実際に生じる意見の相違のほとんどは、何が本質的な価値を持つかに関するものではなく、誰がそれを享受するかに関するものである。権力を持つ者は、当然のように、自分達に(権力者として)大きな取り分を要求する。この種の意見の相違は、単なる権力争いになりがちである。理論上は、この種の問題は、我々の一般的な基準、即ち、「最大の本質的価値を生み出すシステムが最良である」という基準によって決定することができる。両者がこの基準を受け入れた場合でも争いは残るかもしれない。しかし、その場合は、事実に関する争いとなり、少なくとも理論上は科学的な取り扱いが可能となるであろう。

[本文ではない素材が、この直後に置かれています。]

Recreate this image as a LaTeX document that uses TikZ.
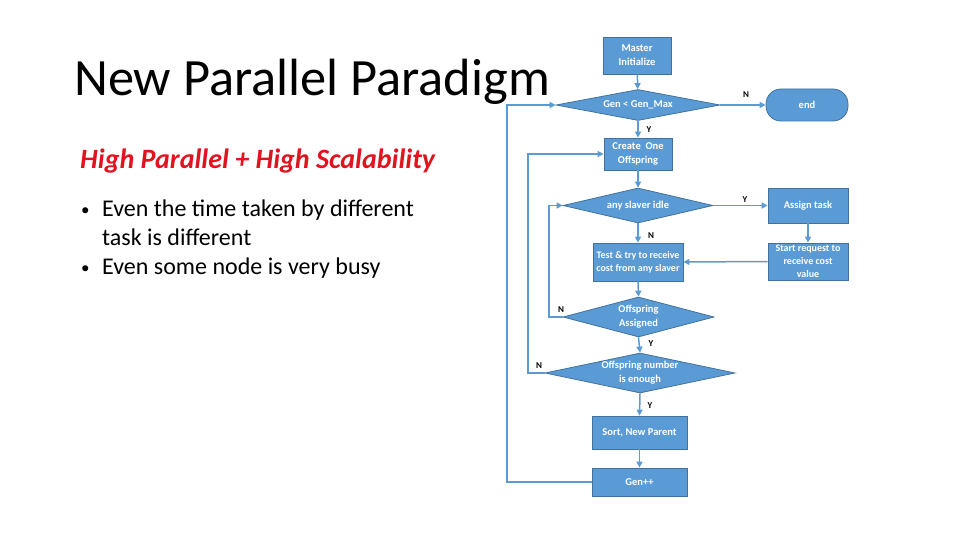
\documentclass[tikz,border=0pt]{standalone}
\usepackage{fontspec}
\setmainfont{Carlito}
\usetikzlibrary{shapes.geometric,arrows.meta}
\definecolor{fc}{HTML}{5B9BD5}
\definecolor{bc}{HTML}{41719C}
\definecolor{lc}{HTML}{5B9BD5}
\definecolor{redt}{HTML}{E0141E}
\tikzset{
  box/.style={rectangle,fill=fc,draw=bc,line width=0.8pt,text=white,align=center,inner sep=0pt,font=\fontsize{10.5}{14}\selectfont\bfseries},
  dia/.style={diamond,fill=fc,draw=bc,line width=0.8pt,inner sep=0pt},
  dtext/.style={text=white,align=center,font=\fontsize{10.5}{14}\selectfont\bfseries},
  lab/.style={font=\fontsize{9}{10}\selectfont\bfseries,text=black,inner sep=0pt},
  conn/.style={draw=lc,line width=1.5pt,-{Triangle[length=6pt,width=6pt]}},
  body/.style={anchor=base west,inner sep=0pt,font=\fontsize{24}{29}\selectfont},
}
\begin{document}
\begin{tikzpicture}[x=1pt,y=-1pt]
\useasboundingbox (0,0) rectangle (960,540);
% left text
\node[anchor=base west,inner sep=0pt,font=\fontsize{52.4}{60}\selectfont] (title) at (74,96) {New Parallel Paradigm};
\node[anchor=base west,inner sep=0pt,text=redt,font=\fontsize{28}{32}\selectfont\bfseries\itshape] (sub) at (80,168) {High Parallel + High Scalability};
\node[body,font=\fontsize{17}{25}\selectfont] (b1) at (81,215) {•};
\node[body] (t1) at (102,216) {Even the time taken by different};
\node[body] (t2) at (102,245) {task is different};
\node[body,font=\fontsize{17}{25}\selectfont] (b2) at (81,273) {•};
\node[body] (t3) at (102,274) {Even some node is very busy};
% flowchart
\node[box,minimum width=68,minimum height=37] (mi) at (637,55.5) {Master\\Initialize};
\node[dia,minimum width=164,minimum height=31] (gen) at (638,105) {};
\node[dtext] at (gen) {Gen < Gen\_Max};
\node[box,rounded corners=15pt,minimum width=82,minimum height=32] (end) at (807,105) {end};
\node[box,minimum width=68,minimum height=32] (cre) at (638,154) {Create~ One\\Offspring};
\node[dia,minimum width=150,minimum height=35] (idle) at (638,205.5) {};
\node[dtext] at (idle) {any slaver idle};
\node[box,minimum width=80,minimum height=35] (asg) at (808,205.5) {Assign task};
\node[box,minimum width=90,minimum height=38,font=\fontsize{10}{13}\selectfont\bfseries] (test) at (638,262) {Test \& try to receive\\cost from any slaver};
\node[box,minimum width=80,minimum height=37,font=\fontsize{10}{13}\selectfont\bfseries] (req) at (808,261.5) {Start request to\\receive cost\\value};
\node[dia,minimum width=151,minimum height=40] (oa) at (638.5,317) {};
\node[dtext] at (oa) {Offspring\\Assigned};
\node[dia,minimum width=190,minimum height=40] (on) at (640,373) {};
\node[dtext] at (on) {Offspring number\\is enough};
\node[box,minimum width=95,minimum height=33] (sort) at (639.5,432.5) {Sort, New Parent};
\node[box,minimum width=95,minimum height=28] (gpp) at (639.5,482) {Gen++};
% connectors
\draw[conn] (mi) -- (gen);
\draw[conn] (gen.east) -- (end.west);
\draw[conn] (gen.south) -- (cre.north);
\draw[conn] (cre) -- (idle);
\draw[conn] (idle.east) -- (asg.west);
\draw[conn] (idle.south) -- (test.north);
\draw[conn] (asg) -- (req);
\draw[conn] (req.west) -- (test.east);
\draw[conn] (test.south) -- (oa.north);
\draw[conn] (oa.south) -- (on.north);
\draw[conn] (on.south) -- (sort.north);
\draw[conn] (sort) -- (gpp);
\coordinate (c1) at (549,317);
\coordinate (c2) at (549,205.5);
\draw[conn] (oa.west) -- (c1) -- (c2) -- (idle.west);
\coordinate (c3) at (528,373);
\coordinate (c4) at (528,154);
\draw[conn] (on.west) -- (c3) -- (c4) -- (cre.west);
\coordinate (c5) at (507,482);
\coordinate (c6) at (507,105);
\draw[conn] (gpp.west) -- (c5) -- (c6) -- (gen.west);
% labels
\node[lab] (ln1) at (746,95) {N};
\node[lab] (ly1) at (649,130) {Y};
\node[lab] (ly2) at (745,200) {Y};
\node[lab] (ln2) at (651,236) {N};
\node[lab] (ln3) at (561,310) {N};
\node[lab] (ly3) at (651,344) {Y};
\node[lab] (ln4) at (539,366) {N};
\node[lab] (ly4) at (650,406) {Y};
\end{tikzpicture}
\end{document}
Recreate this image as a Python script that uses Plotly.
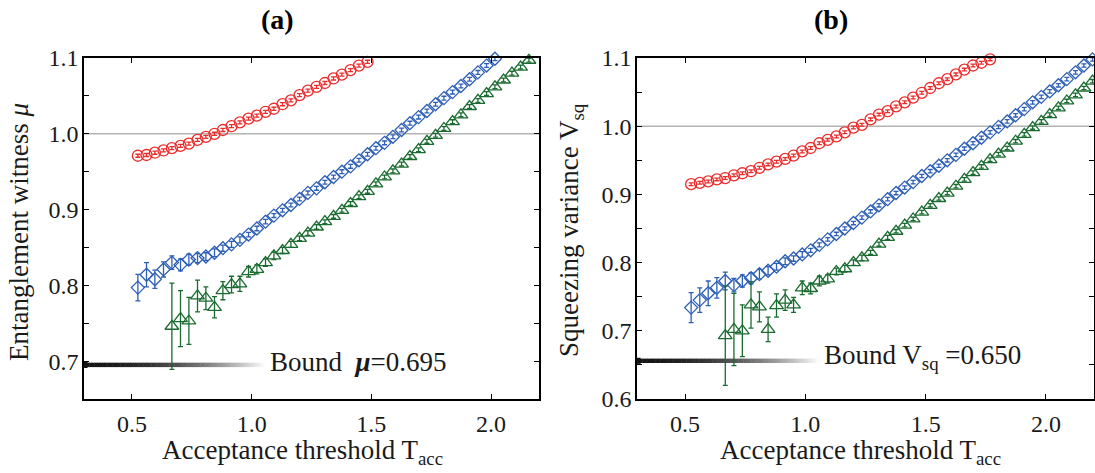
import plotly.graph_objects as go

# ---------------- data ----------------
T_acc = [0.525, 0.561, 0.596, 0.632, 0.667, 0.703, 0.738, 0.774, 0.809, 0.845,
         0.880, 0.916, 0.951, 0.987, 1.022, 1.058, 1.093, 1.129, 1.164, 1.200,
         1.235, 1.271, 1.306, 1.342, 1.377, 1.413, 1.448, 1.484, 1.519, 1.555,
         1.590, 1.626, 1.661, 1.697, 1.732, 1.768, 1.803, 1.839, 1.874, 1.910,
         1.945, 1.981, 2.016, 2.052, 2.087, 2.123, 2.158, 2.194]

# panel (a): entanglement witness mu
a_red_x = T_acc[0:28]
a_red = [0.971, 0.972, 0.975, 0.978, 0.981, 0.984, 0.987, 0.992, 0.996, 1.000,
         1.005, 1.010, 1.015, 1.020, 1.024, 1.029, 1.033, 1.039, 1.044, 1.051,
         1.057, 1.062, 1.067, 1.073, 1.078, 1.084, 1.090, 1.095]
a_red_err = [0.002] * 28

a_blue_x = T_acc[0:43]
a_blue = [0.797, 0.814, 0.808, 0.821, 0.830, 0.827, 0.834, 0.836, 0.838, 0.843,
          0.849, 0.854, 0.860, 0.867, 0.875, 0.884, 0.892, 0.899, 0.906, 0.914,
          0.922, 0.928, 0.936, 0.943, 0.950, 0.957, 0.965, 0.973, 0.981, 0.988,
          0.996, 1.005, 1.014, 1.022, 1.030, 1.039, 1.047, 1.055, 1.063, 1.072,
          1.081, 1.090, 1.099]
a_blue_err = [0.0175, 0.016, 0.012, 0.010, 0.009, 0.008, 0.007, 0.006, 0.005, 0.005,
              0.004, 0.004, 0.004, 0.003, 0.003, 0.003, 0.0025, 0.0025, 0.0025, 0.0025,
              0.0025, 0.0025, 0.0025, 0.0025, 0.0025, 0.0025, 0.0025, 0.0025, 0.0025, 0.0025,
              0.0025, 0.0025, 0.0025, 0.0025, 0.0025, 0.0025, 0.0025, 0.0025, 0.0025, 0.0025,
              0.0025, 0.0025, 0.0025]

a_green_x = T_acc[4:47]
a_green = [0.746, 0.756, 0.753, 0.786, 0.783, 0.771, 0.793, 0.801, 0.802, 0.818,
           0.821, 0.830, 0.839, 0.846, 0.854, 0.862, 0.869, 0.877, 0.884, 0.891,
           0.899, 0.908, 0.917, 0.924, 0.934, 0.943, 0.951, 0.960, 0.970, 0.979,
           0.990, 0.998, 1.007, 1.016, 1.025, 1.036, 1.044, 1.053, 1.062, 1.071,
           1.080, 1.088, 1.097]
a_green_err = [0.057, 0.037, 0.031, 0.021, 0.015, 0.014, 0.012, 0.011, 0.010, 0.007,
               0.006, 0.005, 0.005, 0.004, 0.004, 0.003, 0.003, 0.003, 0.0025, 0.0025,
               0.0025, 0.0025, 0.0025, 0.0025, 0.0025, 0.0025, 0.0025, 0.0025, 0.0025, 0.0025,
               0.0025, 0.0025, 0.0025, 0.0025, 0.0025, 0.0025, 0.0025, 0.0025, 0.0025, 0.0025,
               0.0025, 0.0025, 0.0025]

# panel (b): squeezing variance V_sq
b_red_x = T_acc[0:36]
b_red = [0.915, 0.917, 0.919, 0.922, 0.924, 0.928, 0.931, 0.934, 0.939, 0.944,
         0.948, 0.952, 0.957, 0.963, 0.968, 0.975, 0.980, 0.985, 0.991, 0.998,
         1.002, 1.010, 1.017, 1.022, 1.029, 1.035, 1.042, 1.049, 1.056, 1.063,
         1.069, 1.076, 1.083, 1.089, 1.093, 1.098]
b_red_err = [0.002] * 36

b_blue_x = T_acc[0:48]
b_blue = [0.734, 0.745, 0.755, 0.763, 0.773, 0.767, 0.773, 0.777, 0.783, 0.788,
          0.794, 0.802, 0.806, 0.812, 0.818, 0.826, 0.834, 0.842, 0.850, 0.858,
          0.866, 0.875, 0.884, 0.893, 0.902, 0.910, 0.918, 0.927, 0.934, 0.942,
          0.950, 0.958, 0.967, 0.975, 0.983, 0.991, 0.999, 1.007, 1.016, 1.025,
          1.035, 1.043, 1.051, 1.060, 1.069, 1.079, 1.089, 1.098]
b_blue_err = [0.022, 0.018, 0.018, 0.015, 0.013, 0.010, 0.009, 0.008, 0.007, 0.006,
              0.005, 0.005, 0.004, 0.004, 0.003, 0.003, 0.0025, 0.0025, 0.0025, 0.0025,
              0.0025, 0.0025, 0.0025, 0.0025, 0.0025, 0.0025, 0.0025, 0.0025, 0.0025, 0.0025,
              0.0025, 0.0025, 0.0025, 0.0025, 0.0025, 0.0025, 0.0025, 0.0025, 0.0025, 0.0025,
              0.0025, 0.0025, 0.0025, 0.0025, 0.0025, 0.0025, 0.0025, 0.0025]

b_green_x = T_acc[4:48]
b_green = [0.693, 0.702, 0.700, 0.738, 0.735, 0.702, 0.737, 0.745, 0.738, 0.763,
           0.762, 0.773, 0.776, 0.787, 0.791, 0.800, 0.807, 0.815, 0.827, 0.837,
           0.846, 0.855, 0.864, 0.874, 0.884, 0.894, 0.902, 0.912, 0.922, 0.932,
           0.941, 0.951, 0.959, 0.968, 0.978, 0.988, 0.998, 1.007, 1.017, 1.027,
           1.037, 1.046, 1.056, 1.066]
b_green_err = [0.073, 0.053, 0.038, 0.034, 0.022, 0.018, 0.017, 0.015, 0.011, 0.010,
               0.008, 0.007, 0.006, 0.005, 0.005, 0.004, 0.004, 0.003, 0.003, 0.003,
               0.0025, 0.0025, 0.0025, 0.0025, 0.0025, 0.0025, 0.0025, 0.0025, 0.0025, 0.0025,
               0.0025, 0.0025, 0.0025, 0.0025, 0.0025, 0.0025, 0.0025, 0.0025, 0.0025, 0.0025,
               0.0025, 0.0025, 0.0025, 0.0025]

bound_a_value = 0.695
bound_b_value = 0.656
bound_a_label = "Bound  <b><i>μ</i></b>=0.695"
bound_b_label = "Bound V<sub>sq</sub> =0.650"
x_ticks = [0.5, 1.0, 1.5, 2.0]
ya_ticks = [0.7, 0.8, 0.9, 1.0, 1.1]
yb_ticks = [0.6, 0.7, 0.8, 0.9, 1.0, 1.1]

# ---------------- style ----------------
RED = "#ec2b2b"
BLUE = "#2d5fb6"
GREEN = "#1a6b30"
FONT = "Liberation Serif"
W, H = 1095, 473

fig = go.Figure()


def add_series(x, y, err, color, symbol, size, xa, ya):
    fig.add_trace(go.Scatter(
        x=x, y=y, mode="markers", xaxis=xa, yaxis=ya, cliponaxis=False,
        marker=dict(symbol=symbol, size=size, color=color,
                    line=dict(color=color, width=1.3)),
        error_y=dict(type="data", array=err, color=color, thickness=1.3, width=2.5),
        showlegend=False, hoverinfo="x+y"))


add_series(a_red_x, a_red, a_red_err, RED, "circle-open", 11, "x", "y")
add_series(a_blue_x, a_blue, a_blue_err, BLUE, "diamond-open", 10, "x", "y")
add_series(a_green_x, a_green, a_green_err, GREEN, "triangle-up-open", 12, "x", "y")
add_series(b_red_x, b_red, b_red_err, RED, "circle-open", 11, "x2", "y2")
add_series(b_blue_x, b_blue, b_blue_err, BLUE, "diamond-open", 10, "x2", "y2")
add_series(b_green_x, b_green, b_green_err, GREEN, "triangle-up-open", 12, "x2", "y2")

shapes = []
# reference line at 1.0
for xr, yr in (("x", "y"), ("x2", "y2")):
    shapes.append(dict(type="line", xref=xr, yref=yr, x0=0.3, x1=2.2, y0=1.0, y1=1.0,
                       line=dict(color="#b3b3b3", width=1.6), layer="below"))


# gradient bound bars
def gradient_bar(xr, yr, yval, half):
    n = 70
    x0, x1 = 0.3, 1.055
    for i in range(n):
        t = i / (n - 1)
        c = int(22 + 228 * t ** 2)
        xa = x0 + (x1 - x0) * i / n
        xb = x0 + (x1 - x0) * (i + 1) / n
        shapes.append(dict(type="rect", xref=xr, yref=yr, x0=xa, x1=xb + 0.002,
                           y0=yval - half, y1=yval + half,
                           fillcolor=f"rgb({c},{c},{c})", line=dict(width=0),
                           layer="below"))
    shapes.append(dict(type="rect", xref=xr, yref=yr, x0=0.288, x1=0.315,
                       y0=yval - half * 1.4, y1=yval + half * 1.4,
                       fillcolor="#111111", line=dict(width=0)))


gradient_bar("x", "y", bound_a_value, 0.0029)
gradient_bar("x2", "y2", bound_b_value, 0.0032)

axis_common = dict(showline=True, linecolor="black", linewidth=1.5, mirror="ticks",
                   ticks="inside", ticklen=5, tickwidth=1.2, tickcolor="black",
                   showgrid=False, zeroline=False, automargin=False,
                   tickfont=dict(family=FONT, size=24, color="#1a1a1a"))

xa_dom = [84 / W, 539 / W]
xb_dom = [637 / W, 1094 / W]
y_dom = [(H - 399) / H, (H - 58) / H]

fig.update_layout(
    width=W, height=H, margin=dict(l=0, r=0, t=0, b=0),
    paper_bgcolor="white", plot_bgcolor="white", template="none",
    xaxis=dict(domain=xa_dom, range=[0.3, 2.2], tickvals=x_ticks, tickformat=".1f",
               anchor="y", ticklabelstandoff=2, **axis_common),
    yaxis=dict(domain=y_dom, range=[0.65, 1.1], tickvals=ya_ticks, tickformat=".1f",
               anchor="x", ticklabelstandoff=-1,
               minor=dict(dtick=0.05, ticks="inside", ticklen=5,
                          tickcolor="black", tickwidth=1.2, tick0=0.0),
               **axis_common),
    xaxis2=dict(domain=xb_dom, range=[0.3, 2.2], tickvals=x_ticks, tickformat=".1f",
                anchor="y2", ticklabelstandoff=2, **axis_common),
    yaxis2=dict(domain=y_dom, range=[0.6, 1.1], tickvals=yb_ticks, tickformat=".1f",
                anchor="x2", ticklabelstandoff=-1,
                minor=dict(dtick=0.05, ticks="inside", ticklen=5,
                           tickcolor="black", tickwidth=1.2, tick0=0.0),
                **axis_common),
    shapes=shapes,
)

tf = dict(family=FONT, size=27, color="#1a1a1a")
common_ann = dict(xref="paper", yref="paper", showarrow=False,
                  xanchor="center", yanchor="middle")
ann = [
    dict(text="<b>(a)</b>", x=277 / W, y=1 - 19 / H,
         font=dict(family=FONT, size=28, color="black"), **common_ann),
    dict(text="<b>(b)</b>", x=831 / W, y=1 - 19 / H,
         font=dict(family=FONT, size=28, color="black"), **common_ann),
    dict(text="Entanglement witness <i>μ</i>", x=19 / W, y=1 - 232 / H,
         textangle=-90, font=tf, **common_ann),
    dict(text="Squeezing variance V<sub>sq</sub>", x=571 / W, y=1 - 230 / H,
         textangle=-90, font=tf, **common_ann),
    dict(text="Acceptance threshold T<sub>acc</sub>", x=302 / W, y=1 - 452 / H,
         font=tf, **common_ann),
    dict(text="Acceptance threshold T<sub>acc</sub>", x=860 / W, y=1 - 452 / H,
         font=tf, **common_ann),
    dict(text=bound_a_label, x=1.07, y=bound_a_value + 0.004, xref="x", yref="y",
         xanchor="left", yanchor="middle", showarrow=False, font=tf),
    dict(text=bound_b_label, x=1.07, y=bound_b_value + 0.006, xref="x2", yref="y2",
         xanchor="left", yanchor="middle", showarrow=False, font=tf),
]
fig.update_layout(annotations=ann)

fig.write_html("out.html", config={"displayModeBar": False},
               post_script="document.body.style.margin='0px';"
                           "document.body.style.overflow='hidden';")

Most of the disagreements that occur in practice are, not as to what things have intrinsic value, but as to who shall enjoy them. The holders of power naturally demand for themselves the lion's share. Disagreements of this sort tend to become mere contests for power. In theory, this sort of question can be decided by our general criterion: that system is best which produces a maximum of intrinsic value. Disputes may remain when both sides accept this criterion, but they will then have become disputes as to fact and will be, at least in theory, amenable to scientific treatment.
Source: Bertrand Russell: Human Society in Ethics and Politics, (1954), chapter 10:Is there ethical knowledge ?
More info.: https://russell-j.com/cool/47T-1013.htm
<寸言>
まったく個人同士の場合は別ですが、組織(最大の組織は国家)のあるところには必ず、最大の権力を持っている者(国家その他)が最大の分け前を要求します。自由諸国においても共産主義諸国においても同様であり、通常、強い順に多くの分け前をとっていきます。ただし、現代においては、露骨なやり方ではなく、自国を守ってもらうあるいは、支援してもらう約束のもと、2番手あるいは3番手の分け前を確保しようと努力します。
国家間に争いがある場合、事実に関する認識の違いで争っているように見せかけていても、それは建前であることをお互い承知していますので、力関係を考慮して、落としどころを決める作業を「政治」(国際政治)と呼んでいます。